We've had such a fun last 2 weeks, only made a little bitter-sweet by my mom leaving Tianjin after a wonderful visit in our world. For 13 days, we were able to go to the zoo (discovering a new monkey exhibit that was surprisingly humane in it's design and aesthetic quality for the monkeys), play at our new favorite outdoor lake spot, ride bikes (with Nana teaching Hud how to ride without any training wheels!), do some souvenir shopping for Nana to bring back with her, get a qi pao (traditional Chinese dress) made for Karis, and make countless other memories while my mom was here. There really is nothing like having family come and be able to experience life here--the many differences and nuances that are so hard to capture by simply describing them in words. It brings a depth of understanding and camaraderie that I think is felt on both ends--ours, and the party who is visiting. The worst part is always the goodbye. Besides our family being in tears at multiple points, our ayi was crying over my mom's departure and the neighbors continue to stop me in the community to ask if "lao lao" (Chinese word for the female's mother) has left. We also got to celebrate Easter with my mom here (you can see the Easter bunnies and their happy hunters in the top photo). We had 2 families over to celebrate together, and we all had a ball! You'd never know that the kids were hunting eggs in a dirt patch that is most often used as the bathroom stop for the neighborhood dogs rather than a lush, green Dallas park!

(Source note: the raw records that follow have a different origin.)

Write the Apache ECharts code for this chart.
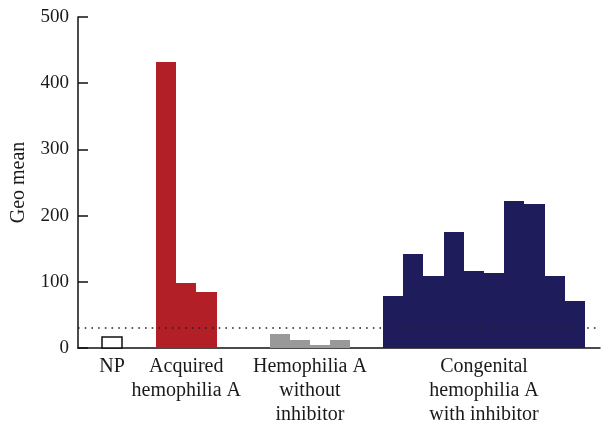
<!DOCTYPE html>
<html>
<head>
<meta charset="utf-8">
<script src="https://cdn.jsdelivr.net/npm/echarts@6/dist/echarts.min.js"></script>
<style>html,body{margin:0;padding:0;background:#fff}#c{width:605px;height:427px}</style>
</head>
<body>
<div id="c"></div>
<script>
// ---- data ----
var groupNames = ['NP', 'Acquired\nhemophilia A', 'Hemophilia A\nwithout\ninhibitor', 'Congenital\nhemophilia A\nwith inhibitor'];
var npValues = [17];
var acquiredValues = [432, 98, 85];
var withoutInhibitorValues = [21, 12, 4, 12];
var congenitalValues = [79, 142, 109, 175, 117, 114, 222, 218, 109, 71];
var thresholdValue = 31;
var yTicks = [0, 100, 200, 300, 400, 500];

// ---- layout (in bar-slot units along x) ----
var groupStarts = [1.19, 3.86, 9.48, 15.1];
var xMax = 25.84;
var groupColors = ['#ffffff', '#b21f26', '#999999', '#1f1c5b'];
var groupValues = [npValues, acquiredValues, withoutInhibitorValues, congenitalValues];

var FONT = '"Liberation Serif", "DejaVu Serif", serif';

var centers = groupValues.map(function (vals, g) { return groupStarts[g] + vals.length / 2; });

function renderBar(params, api) {
  var p0 = api.coord([api.value(0), api.value(2)]);
  var p1 = api.coord([api.value(1), 0]);
  var g = api.value(3);
  var x0 = Math.round(p0[0]), x1 = Math.round(p1[0]);
  var y0 = Math.round(p0[1]), y1 = Math.round(p1[1]);
  var style = g === 0
    ? { fill: '#ffffff', stroke: '#111111', lineWidth: 1.5 }
    : { fill: groupColors[g] };
  return {
    type: 'rect',
    shape: { x: x0, y: y0, width: x1 - x0, height: y1 - y0 },
    style: style
  };
}

var series = groupValues.map(function (vals, g) {
  var data = vals.map(function (v, i) {
    return [groupStarts[g] + i, groupStarts[g] + i + 1, v, g];
  });
  var s = {
    type: 'custom',
    renderItem: renderBar,
    encode: { x: [0, 1], y: 2 },
    data: data,
    silent: true,
    z: 1
  };
  if (g === 0) {
    s.markLine = {
      silent: true,
      symbol: 'none',
      label: { show: false },
      lineStyle: { color: '#222', width: 1.5, type: [1.6, 5.1] },
      data: [{ yAxis: thresholdValue }],
      z: 5
    };
  }
  return s;
});

var chart = echarts.init(document.getElementById('c'), null, { renderer: 'canvas' });
chart.setOption({
  animation: false,
  backgroundColor: '#fff',
  grid: { left: 78, right: 5, top: 17, bottom: 79, containLabel: false },
  xAxis: {
    type: 'value',
    min: 0,
    max: xMax,
    splitLine: { show: false },
    axisTick: { show: false },
    axisLine: { show: true, onZero: false, lineStyle: { color: '#111', width: 1.5 } },
    axisLabel: {
      customValues: centers,
      formatter: function (v) {
        for (var i = 0; i < centers.length; i++) {
          if (Math.abs(centers[i] - v) < 1e-6) return groupNames[i];
        }
        return '';
      },
      fontFamily: FONT,
      fontSize: 20,
      lineHeight: 24,
      color: '#1a1a1a',
      margin: 7,
      verticalAlign: 'top'
    }
  },
  yAxis: {
    type: 'value',
    min: yTicks[0],
    max: yTicks[yTicks.length - 1],
    interval: 100,
    name: 'Geo mean',
    nameLocation: 'middle',
    nameGap: 49,
    nameTextStyle: { fontFamily: FONT, fontSize: 20, color: '#1a1a1a' },
    splitLine: { show: false },
    axisLine: { show: true, lineStyle: { color: '#111', width: 1.5 } },
    axisTick: { show: true, inside: true, length: 10, lineStyle: { color: '#111', width: 1.5 } },
    axisLabel: { fontFamily: FONT, fontSize: 19, color: '#1a1a1a', margin: 9 }
  },
  series: series
});
</script>
</body>
</html>
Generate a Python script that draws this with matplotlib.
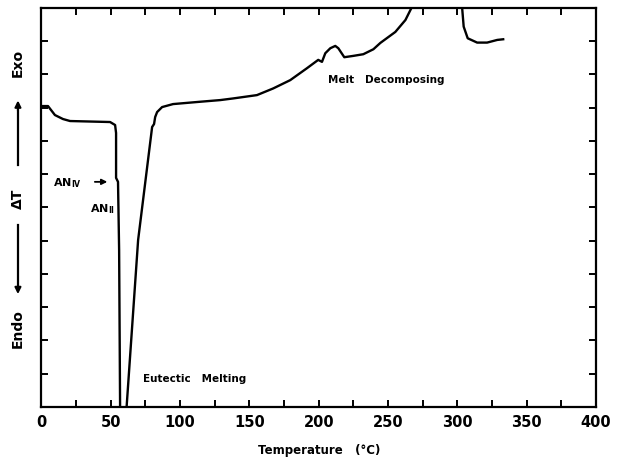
import numpy as np
import matplotlib
matplotlib.use("Agg")
import matplotlib.pyplot as plt

# DTA trace (temperature in degC, signal in tick units)
drop_t = [0, 4.7, 9.7, 15.5, 20.6, 49.5, 53.1, 53.8, 53.8, 55.2, 56.0, 56.7]
drop_s = [9.05, 9.05, 8.78, 8.66, 8.60, 8.57, 8.48, 8.24, 6.89, 6.77, 4.72, 0.0]

rise_t = [61.4, 69.7, 79.8, 81.2, 82.0, 83.4, 87.0, 94.9, 114.4, 128.9, 138.3, 155.4,
          167.1, 179.4, 191.5, 199.6, 202.3, 204.7, 208.3, 211.9, 214.1, 216.8,
          218.4, 224.9, 232.1, 239.4, 244.4, 255.2, 262.5, 266.8]
rise_s = [0.0, 5.02, 8.42, 8.51, 8.72, 8.87, 9.02, 9.11, 9.18, 9.23, 9.28, 9.38,
          9.58, 9.83, 10.19, 10.44, 10.38, 10.64, 10.79, 10.86, 10.79, 10.62,
          10.52, 10.56, 10.61, 10.76, 10.95, 11.28, 11.64, 12.0]

tail_t = [303.4, 304.5, 307.4, 314.2, 321.4, 328.7, 333.0]
tail_s = [12.0, 11.44, 11.09, 10.96, 10.96, 11.04, 11.06]

x_ticks = [0, 50, 100, 150, 200, 250, 300, 350, 400]

fig = plt.figure(figsize=(6.19, 4.72), dpi=100)
ax = fig.add_axes([0.067, 0.138, 0.896, 0.845])

ax.plot(drop_t, drop_s, color="black", lw=1.7)
ax.plot(rise_t, rise_s, color="black", lw=1.7)
ax.plot(tail_t, tail_s, color="black", lw=1.7)

ax.set_xlim(0, 400)
ax.set_ylim(0, 12)
ax.set_xticks(x_ticks)
ax.set_xticks(np.arange(0, 401, 25), minor=True)
ax.set_yticks(np.arange(0, 13, 1))
ax.set_yticklabels([])
ax.tick_params(which="both", direction="in", top=True, right=True,
               length=5, width=1.4)
ax.tick_params(axis="x", labelsize=10.5, pad=6)
for lab in ax.get_xticklabels():
    lab.set_fontweight("bold")
for s in ax.spines.values():
    s.set_linewidth(1.6)

ax.set_xlabel("Temperature   (°C)", fontsize=8.5, fontweight="bold", labelpad=10)

# annotations
ax.text(8.3, 6.72, r"$\mathbf{AN_{IV}}$", fontsize=8, ha="left", va="center")
ax.annotate("", xy=(49.5, 6.77), xytext=(36.5, 6.77),
            arrowprops=dict(arrowstyle="-|>", color="black", lw=1.3,
                            mutation_scale=8))
ax.text(35.0, 5.95, r"$\mathbf{AN_{II}}$", fontsize=8, ha="left", va="center")
ax.text(73.3, 0.84, "Eutectic   Melting", fontsize=7.5, fontweight="bold",
        ha="left", va="center")
ax.text(206.9, 9.83, "Melt   Decomposing", fontsize=7.5, fontweight="bold",
        ha="left", va="center")

# y axis label: Endo <- dT -> Exo
fig.text(0.029, 0.866, "Exo", rotation=90, fontsize=10, fontweight="bold",
         ha="center", va="center")
fig.text(0.029, 0.578, "ΔT", rotation=90, fontsize=10, fontweight="bold",
         ha="center", va="center")
fig.text(0.029, 0.303, "Endo", rotation=90, fontsize=10, fontweight="bold",
         ha="center", va="center")
fig.add_artist(plt.Line2D([0.029, 0.029], [0.650, 0.780], color="black", lw=1.6))
fig.add_artist(plt.Line2D([0.029, 0.029], [0.523, 0.385], color="black", lw=1.6))
ax.annotate("", xy=(0.029, 0.793), xytext=(0.029, 0.76), xycoords="figure fraction",
            textcoords="figure fraction",
            arrowprops=dict(arrowstyle="-|>", color="black", lw=1.5, mutation_scale=9))
ax.annotate("", xy=(0.029, 0.371), xytext=(0.029, 0.40), xycoords="figure fraction",
            textcoords="figure fraction",
            arrowprops=dict(arrowstyle="-|>", color="black", lw=1.5, mutation_scale=9))

fig.savefig("out.png", dpi=100)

As I've had some time to process since my mom's departure (it's only been 4 days), I realize the other emotion evoked besides sadness at her leaving is what I would describe as an increased sense of not belonging, of not being connected as others are. Our best friends came over for dinner last night, and the wife (also a Texan) and I had a good heart-to-heart about the reality of living overseas. Neither of us wanted to complain or be ungrateful for the incredible blessings that we both have, but at the same time, we both have the same detached feeling from what our closest friends and family experience as "normal" in their relationships back in the US. I have fantastic friends here, but I'm doing really well if I have any opportunity to spend time one-on-one with any given friend more than once every 3 weeks or so. And getting families together is happening more often as we are trying to be more intentional about it, but that too is often really complicated and hard to make happen (I'd say we're at a once every 2 week window of time for family playdates). The reality of life here adds complicating elements--transportation in getting to people, schedules as most of us here are pretty intentional about spending time with our Chinese friends, the lack of places to go to get together with a group (there are no kid-friendly restaurants or other indoor venues here in China, I'm quite convinced!), the weather making it difficult to do things outside much of the year (we're just getting weather warm enough to discard our long undies and be able to play outside for any extended length of time). All these things add up to a making getting re-fueled by others who are like-minded and like-cultured really challenging and much more rare in occurrence than I would consider ideal!
The other element in feeling disconnected, besides comparing the challenges of doing so with other westerners here to what I knew previously in the States, is the attempt to adapt culturally. It seems that no matter how much I learn and grow in both understanding the language and culture, there's always a layer of understanding that I can't quite get deep enough into in order to really grasp the meaning--to really understand what is NOT being spoken. I hear the words, but what is the underlying meaning? Even with my closest friends, there are differences in our friendship. Little things that come out that make it impossible to forget that I am the foreigner. Oh, how I long for the day when those differences are diminished and not so obviously felt!
I guess until that day, we'll continue plugging away, giving thanks in all circumstances, and having as much fun in the process as we can! I am thoroughly enjoying having 2 days off from teaching. Both of my classes are taking standardized tests this week, so I have both Monday and Tuesday where I am not needed at school. I almost don't know what to do with the time I have at home by myself! So this is what it feels like to be a stay-at-home mom when your kids are off at school. . . I've made the most of my first morning of not having my normal routine by having an extended quiet time, catching up on some long-overdue emails, taking an hour-long bike ride to a new part of town (I'm training for a triathlon in September), catching up on some school work, and taking a shower that lasted long enough to fog up the bathroom windows! Kevin just walked in the door and I informed him that I could get used to this! :) He reminded me that I probably should not, but could enjoy two days of it at least!
We spent this weekend enjoying being able to play outside. Kevin took the 3 boys to Eli's soccer practice and Karis had a whole crew of her school friends over to play. I was thanking the Lord that I only had 4 kids of my own as I tried to serve all 9 kids around my kitchen table the lunch I had prepared. It was simple--mac and cheese, fruit, fried chicken and Chinese noodles that my ayi had prepared the day before)--but even so, it took quite a bit of time to prep and clean up afterwards! We had the group over from 9:30am until 4pm--so it was a full day and the kids all went home tired and filthy from their outdoor play. Karis is already asking when we can do a repeat; I told her we might need to give me a few weeks to recover!